In the longer term, one risk to the market is if the Federal Reserve doesn’t follow through with US interest rate cuts, said Wayne Gordon, a Singapore-based executive director for commodities and foreign exchange at UBS Group's wealth management unit. UBS predicts two rate cuts this year, but the market is pricing in three, he said.
Gold for August delivery climbed 4.1 per cent this week, posting the biggest gain for a most-active contract since April 2016. The metal’s ascent to $1,400 faced resistance after US existing home sales topped estimates and as tensions with Iran dialed down some.
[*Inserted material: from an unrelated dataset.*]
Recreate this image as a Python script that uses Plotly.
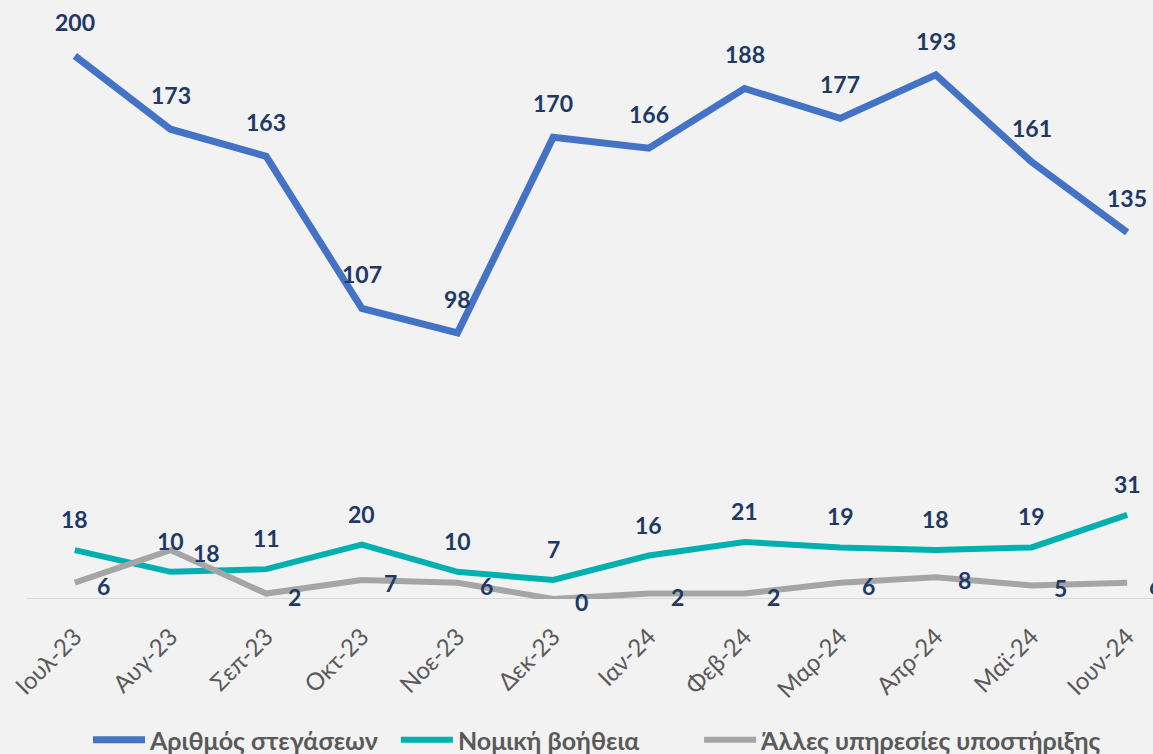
import plotly.graph_objects as go

months = ["Ιουλ-23", "Αυγ-23", "Σεπ-23", "Οκτ-23", "Νοε-23", "Δεκ-23",
          "Ιαν-24", "Φεβ-24", "Μαρ-24", "Απρ-24", "Μαϊ-24", "Ιουν-24"]
housing = [200, 173, 163, 107, 98, 170, 166, 188, 177, 193, 161, 135]
legal = [18, 10, 11, 20, 10, 7, 16, 21, 19, 18, 19, 31]
other = [6, 18, 2, 7, 6, 0, 2, 2, 6, 8, 5, 6]

names = ["Αριθμός στεγάσεων", "Νομική βοήθεια", "Άλλες υπηρεσίες υποστήριξης"]
pads = [2, 9, 0]  # trailing spacing in legend entries
colors = ["#4472C4", "#00B0B0", "#A5A5A5"]
widths = [7, 6, 6]
label_color = "#203864"
FONT = "Lato, 'Open Sans', sans-serif"

fig = go.Figure()
for name, pad, vals, col, w in zip(names, pads, [housing, legal, other], colors, widths):
    fig.add_trace(go.Scatter(x=months, y=vals, mode="lines",
                             name="<b>" + name + "</b>" + "&nbsp;" * pad,
                             line=dict(color=col, width=w),
                             cliponaxis=False, hoverinfo="skip"))

annotations = []
for vals, shift in [(housing, 34), (legal, 31)]:
    for m, v in zip(months, vals):
        annotations.append(dict(x=m, y=v, text=str(v), showarrow=False,
                                yshift=shift, xanchor="center", yanchor="middle",
                                font=dict(family=FONT, size=23, color=label_color, weight="bold")))
for m, v in zip(months, other):
    annotations.append(dict(x=m, y=v, text=str(v), showarrow=False,
                            xshift=20, yshift=-3, xanchor="left", yanchor="middle",
                            font=dict(family=FONT, size=23, color=label_color, weight="bold")))

fig.update_layout(
    width=1153, height=754,
    margin=dict(l=27, r=0, t=10, b=155, autoexpand=False),
    paper_bgcolor="#F2F2F2", plot_bgcolor="#F2F2F2",
    annotations=annotations,
    showlegend=True,
    legend=dict(orientation="h", x=88 / 1153, y=14 / 754, xref="container", yref="container",
                xanchor="left", yanchor="middle",
                font=dict(family=FONT, size=25, color="#595959", weight="bold"),
                bgcolor="rgba(0,0,0,0)", itemwidth=52),
    xaxis=dict(range=[-0.5, 11.27], showgrid=False, zeroline=False, automargin=False,
               showline=False, ticks="", tickangle=-45, ticklabelstandoff=18,
               tickfont=dict(family=FONT, size=24, color="#595959")),
    yaxis=dict(range=[0, 216.9], showgrid=False, zeroline=False, showline=False,
               automargin=False, showticklabels=False, fixedrange=True),
    shapes=[dict(type="line", xref="paper", yref="y", x0=0, x1=1, y0=0, y1=0,
                 line=dict(color="#D9D9D9", width=2), layer="below")],
)

fig.write_html("out.html", config={"displayModeBar": False},
               post_script="document.body.style.margin='0';document.body.style.overflow='hidden';")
By the end of trading Friday, the precious metal settled at $1,400.10 an ounce in New York.
“The dollar’s coming up a little bit on existing home-sales figures, and also you’re seeing some profit-taking going into the weekend right now with the fact that Trump is open to dialogue with the Iranians now versus an attack,” Bob Haberkorn, senior market strategist at RJO Futures in Chicago, said. “When the market goes up as fast as gold did over the last few days, you can expect pullbacks, but the trend will still remain up.”